Por Humberto Musacchio
Periodistas Unidos. Ciudad de México. 30 de marzo de 2024.- Es mal negocio hacerla de profeta, pero los políticos y muchos observadores electorales practican ese juego. En los dos meses que vienen se intensificarán los sondeos, reales o supuestos, y las declaraciones triunfalistas, pero será el primer domingo de junio cuando los ciudadanos tendrán la última palabra, la que decide.
Las encuestas nacieron como fórmulas que aportaban elementos de cálculo para fines comerciales o políticos. Para los profesionales de la mercadotecnia eran y es importante saber qué quiere el consumidor para que las empresas establezcan metas y medios para cumplirlas. Para la política, los estudios demoscópicos aportan elementos de análisis para trazar la estrategia más adecuada en busca de la victoria en las urnas.

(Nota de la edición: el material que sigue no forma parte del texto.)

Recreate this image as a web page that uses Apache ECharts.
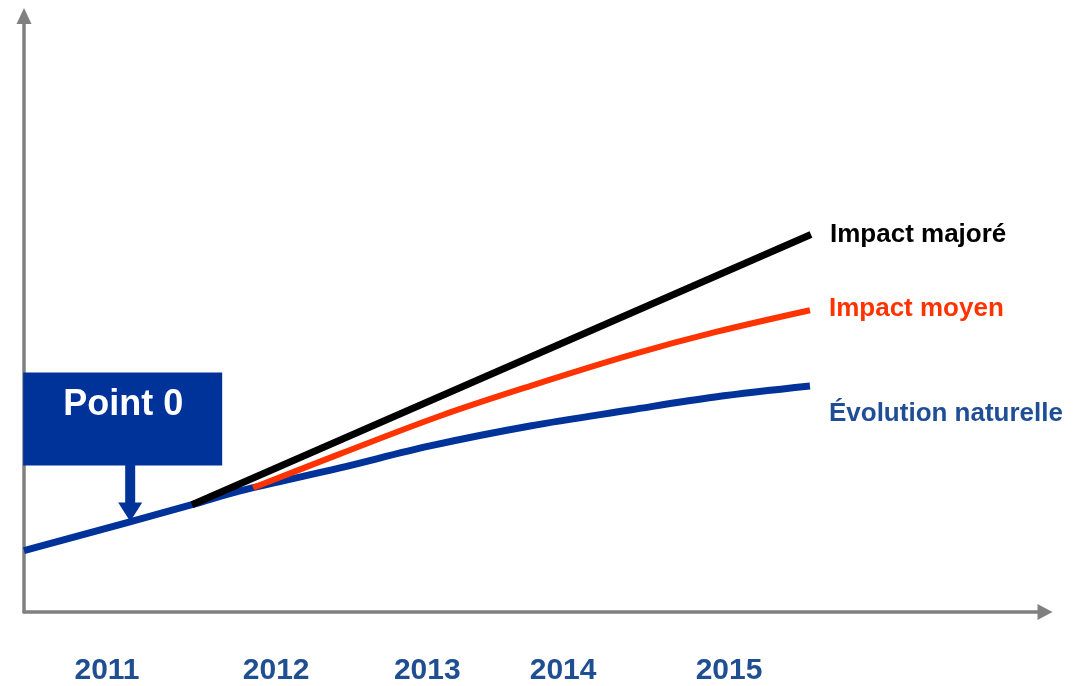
<!DOCTYPE html>
<html>
<head>
<meta charset="utf-8">
<script src="https://cdn.jsdelivr.net/npm/echarts@6/dist/echarts.min.js"></script>
<style>html,body{margin:0;padding:0;background:#fff}#c{width:1084px;height:686px}</style>
</head>
<body>
<div id="c"></div>
<script>
// Abstract index units (0-100)
const naturelle = [[0,10.3],[16.45,18.0],[21.16,20.33],[30.95,24.18],[39.77,27.87],[49.56,31.21],[59.35,33.89],[67.68,36.07],[76.98,37.91]];
const majore = [[16.45,18.0],[77.08,63.35]];
const moyen = [[22.44,20.84],[30.95,26.53],[40.74,32.89],[49.56,37.91],[59.35,43.10],[67.68,46.95],[76.98,50.63]];
const yearLabels = ['2011','2012','2013','2014','2015'];
const yearPos = [8.13,24.7,39.5,52.8,69.05];
const point0 = [10.4,15.2];

const FONT = 'Liberation Sans, Arial, sans-serif';
const chart = echarts.init(document.getElementById('c'));
const axisColor = '#808080';
chart.setOption({
  animation:false,
  backgroundColor:'#fff',
  grid:{left:24,right:39,top:16,bottom:72.5,containLabel:false},
  xAxis:{type:'value',min:0,max:100,
    axisLine:{show:true,onZero:false,symbol:['none','triangle'],symbolSize:[16,15],lineStyle:{color:axisColor,width:3.5}},
    axisTick:{show:false},splitLine:{show:false},
    axisLabel:{show:true,customValues:yearPos,margin:44,
      formatter:function(v){const i=yearPos.indexOf(v);return i>=0?yearLabels[i]:'';},
      color:'#1F4E91',fontSize:30,fontWeight:'bold',fontFamily:FONT,lineHeight:30}
  },
  yAxis:{type:'value',min:0,max:100,
    axisLine:{show:true,symbol:['none','triangle'],symbolSize:[15,16],lineStyle:{color:axisColor,width:3.5}},
    axisTick:{show:false},splitLine:{show:false},axisLabel:{show:false}
  },
  series:[
    {name:'Évolution naturelle',type:'line',data:naturelle,smooth:0.35,showSymbol:false,
      lineStyle:{color:'#003399',width:7,cap:'butt'},z:2,
      endLabel:{show:true,formatter:'{a}',distance:0,offset:[19,28],color:'#1F4E96',fontSize:26,fontWeight:'bold',fontFamily:FONT}},
    {name:'Impact moyen',type:'line',data:moyen,smooth:0.35,showSymbol:false,
      lineStyle:{color:'#FF3300',width:6,cap:'butt'},z:3,
      endLabel:{show:true,formatter:'{a}',distance:0,offset:[19,-1],color:'#FF3300',fontSize:26,fontWeight:'bold',fontFamily:FONT}},
    {name:'Impact majoré',type:'line',data:majore,showSymbol:false,
      lineStyle:{color:'#000000',width:7,cap:'butt'},z:4,
      endLabel:{show:true,formatter:'{a}',distance:0,offset:[19,0],color:'#000000',fontSize:26,fontWeight:'bold',fontFamily:FONT}}
  ]
});

const p = chart.convertToPixel({gridIndex:0}, point0);
const px = p[0], py = p[1];
chart.setOption({graphic:[
  {type:'rect',shape:{x:px-107,y:py-149,width:199,height:93},style:{fill:'#003399'},z:10},
  {type:'polygon',shape:{points:[[px-5,py-57],[px+5,py-57],[px+5,py-19],[px+12,py-19],[px,py],[px-12,py-19],[px-5,py-19]]},style:{fill:'#003399'},z:10},
  {type:'text',x:px-7,y:py-116,style:{text:'Point 0',fill:'#fff',font:'bold 36px '+FONT,textAlign:'center',textVerticalAlign:'middle'},z:11}
]});
</script>
</body>
</html>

Sí, las encuestas pueden ser altamente útiles, pero no son profecías. Sus números no necesariamente reflejan los resultados de un proceso, aunque, por supuesto, orientan e indican el camino a quienes marchan en busca del éxito.

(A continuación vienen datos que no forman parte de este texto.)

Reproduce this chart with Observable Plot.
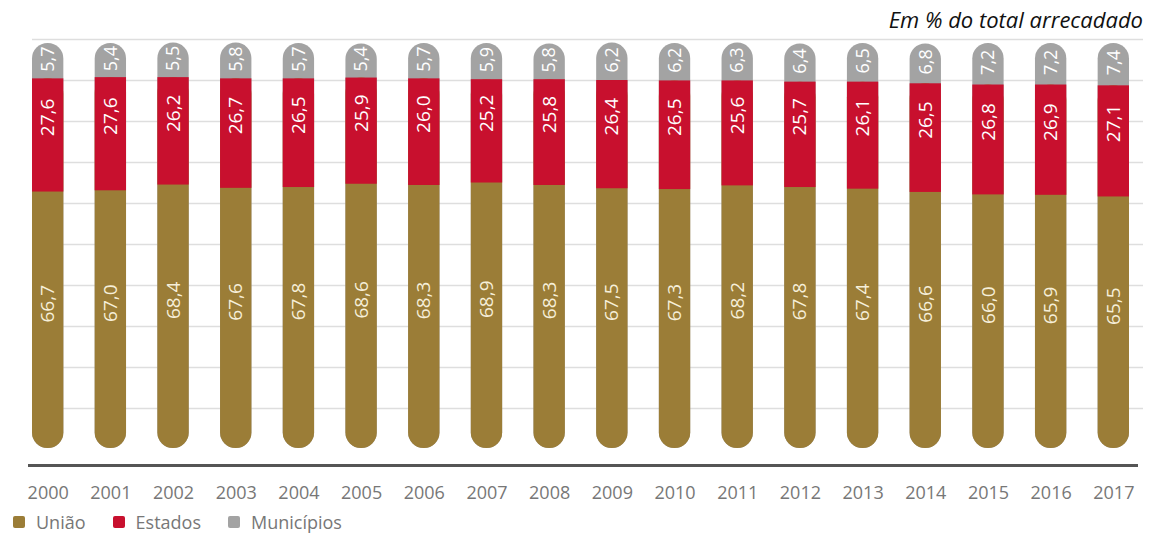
<!DOCTYPE html>
<html><head><meta charset="utf-8">
<script src="https://cdn.jsdelivr.net/npm/d3@7"></script>
<script src="https://cdn.jsdelivr.net/npm/@observablehq/plot@0.6"></script>
<style>
body{margin:0;background:#fff;width:1150px;height:555px;overflow:hidden;font-family:"Open Sans",sans-serif}
#title{height:34px;line-height:38px;text-align:right;padding-right:7px;font-style:italic;font-size:22px;color:#111}
#chart svg{display:block}
#legend{display:flex;align-items:center;height:26px;padding-left:13px;font-size:18px;color:#777}
.item{display:flex;align-items:center;margin-right:27px}
.sw{width:12px;height:12px;border-radius:2px;margin-right:11px}
</style></head><body>
<div id="title">Em % do total arrecadado</div>
<div id="chart"></div>
<div id="legend"></div>
<script>
const years = [2000,2001,2002,2003,2004,2005,2006,2007,2008,2009,2010,2011,2012,2013,2014,2015,2016,2017];
const uniao = [66.7,67.0,68.4,67.6,67.8,68.6,68.3,68.9,68.3,67.5,67.3,68.2,67.8,67.4,66.6,66.0,65.9,65.5];
const estados = [27.6,27.6,26.2,26.7,26.5,25.9,26.0,25.2,25.8,26.4,26.5,25.6,25.7,26.1,26.5,26.8,26.9,27.1];
const municipios = [5.7,5.4,5.5,5.8,5.7,5.4,5.7,5.9,5.8,6.2,6.2,6.3,6.4,6.5,6.8,7.2,7.2,7.4];
const seriesNames = ["União","Estados","Municípios"];
const seriesColors = ["#9b7d37","#c8102e","#a3a3a3"];
const gridTicks = [10,20,30,40,50,60,70,80,90,100];

const fmt = v => d3.format(".1f")(v).replace(".", ",");
const rows = years.map((y, i) => ({
  year: String(y),
  u: uniao[i], e: estados[i], m: municipios[i],
  s1: uniao[i], s2: uniao[i] + estados[i],
  total: uniao[i] + estados[i] + municipios[i]
}));

const chart = Plot.plot({
  width: 1150, height: 475,
  marginTop: 21, marginBottom: 44, marginLeft: 32, marginRight: 21,
  style: {fontFamily: "Open Sans", color: "#777", background: "transparent"},
  x: {domain: years.map(String), paddingInner: 0.5, paddingOuter: 0, round: false, axis: null},
  y: {domain: [0, 100], axis: null},
  marks: [
    Plot.ruleY(gridTicks, {dy: -16, stroke: "#dedede", strokeWidth: 1.5, insetLeft: 0, insetRight: -14}),
    Plot.barY(rows, {x: "year", y1: 0, y2: "total", fill: seriesColors[2], rx: 15.5, insetTop: -12, insetBottom: 17}),
    Plot.barY(rows, {x: "year", y1: 0, y2: "s2", fill: seriesColors[0], rx: 15.5, insetBottom: 17}),
    Plot.barY(rows, {x: "year", y1: "s1", y2: "s2", fill: seriesColors[1]}),
    Plot.text(rows, {x: "year", y: d => d.u / 2, dy: -25, text: d => fmt(d.u), rotate: -90, fill: "#f6efd9", fontSize: 19}),
    Plot.text(rows, {x: "year", y: d => d.s1 + d.e / 2, dy: -18, text: d => fmt(d.e), rotate: -90, fill: "#ffffff", fontSize: 19}),
    Plot.text(rows, {x: "year", y: d => d.s2 + d.m / 2, dy: -8, text: d => fmt(d.m), rotate: -90, fill: "#ffffff", fontSize: 18}),
    Plot.ruleY([0], {stroke: "#555", strokeWidth: 3, insetLeft: -4, insetRight: -9}),
    Plot.axisX({label: null, tickSize: 0, tickPadding: 21, fontSize: 18, fill: "#777"})
  ]
});
document.getElementById("chart").appendChild(chart);

const legend = document.getElementById("legend");
seriesNames.forEach((name, i) => {
  const item = document.createElement("div");
  item.className = "item";
  const sw = document.createElement("span");
  sw.className = "sw";
  sw.style.background = seriesColors[i];
  const lab = document.createElement("span");
  lab.textContent = name;
  item.appendChild(sw); item.appendChild(lab);
  legend.appendChild(item);
});
</script>
</body></html>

Lamentablemente, la pugna por el poder ha hecho de muchas encuestas meros recursos de propaganda, cuando no de simple engaño. Hoy se emplean los resultados, ciertos o no, para que el ciudadano suponga que el éxito de unos o el fracaso de otros es inevitable, pues los números dicen —o eso quieren que supongamos— quién tiene más o menos carisma y eso lo dan como determinante para los resultados.
Incluso, se emplea la popularidad de un presidente para aventurar quién ganará una elección, o todas, pero en estos casos los números distan de ser garantía de una u otra cosa. En su quinto año de gobierno, cuando para Carlos Salinas de Gortari todo navegaba viento en popa, su popularidad anduvo cerca del 80%, pero su sexto año le fue desastroso, pues estalló el movimiento zapatista, asesinaron a su candidato, mataron a su excuñado y futuro líder del Congreso, se vio obligado a crear un consejo ciudadano y ponerlo al frente del proceso electoral. Cualquiera diría que todo estaba a punto para que, por fin, ocurriera la primera gran derrota del PRI y, sin embargo, resultó presidente un político gris e inepto, Ernesto Zedillo, quien, pese a todo, acabó su sexenio con una alta tasa de popularidad.
El real o aparente éxito de Zedillo hubiera supuesto una garantía de triunfo para Francisco Labastida, quien fue el candidato del PRI, pero perdió esa elección y abrió paso a la llegada de Vicente Fox a la Presidencia, quien encabezó la batida contra Andrés Manuel López Obrador al promover su desafuero como gobernante de la capital, pese a la inmensa popularidad del tabasqueño, quien, pese a todo, fue candidato presidencial y, en una contienda sucia, desigual y tramposa, apareció como derrotado.
El sexenio de Felipe Calderón quedó marcado por la militarización y no pocos actos irresponsables que le ganaron el mote de CaldeRón, lo que no impidió que terminara con cerca de 70 puntos en el promedio de las encuestas, lo que para sus simpatizantes era una garantía de triunfo del candidato panista. Pero no hubo tal y se impuso el priista Enrique Peña Nieto.
Con Peña Nieto todo transcurrió en forma más previsible, pues su sexenio fue una cadena de ineptitudes y acabó con un bajísimo porcentaje de popularidad, lo que llevó a la derrota del PRI, que, además, llevó como abanderado a un personaje ajeno a ese partido, todo lo cual tuvo como resultado el triunfo de AMLO en 2018.
El actual Ejecutivo llegó hasta los 80 puntos de popularidad y después ha mantenido entre 50 y 60% en promedio, lo que, para sus seguidores, asegura el triunfo de Claudia Sheinbaum. Tal vez, pero como está visto, la popularidad no es hereditaria ni contagiosa.
Los candidatos de Morena a los diversos cargos en juego tendrán que trabajar cada uno por su triunfo, poniendo talento individual, cohesión de sus seguidores, recursos económicos, propaganda eficaz y otros medios.
Todo eso está en juego, pero, a fin de cuentas, una elección expresa la inteligencia colectiva, las necesidades de la ciudadanía, sus simpatías, sus decepciones y sus coincidencias. Pero, en todo caso, hay algo que, para bien y para mal, no puede ignorarse, y es que una elección también expresa la irracionalidad social, que suele ser imprevisible, pero habrá que tomarla en cuenta.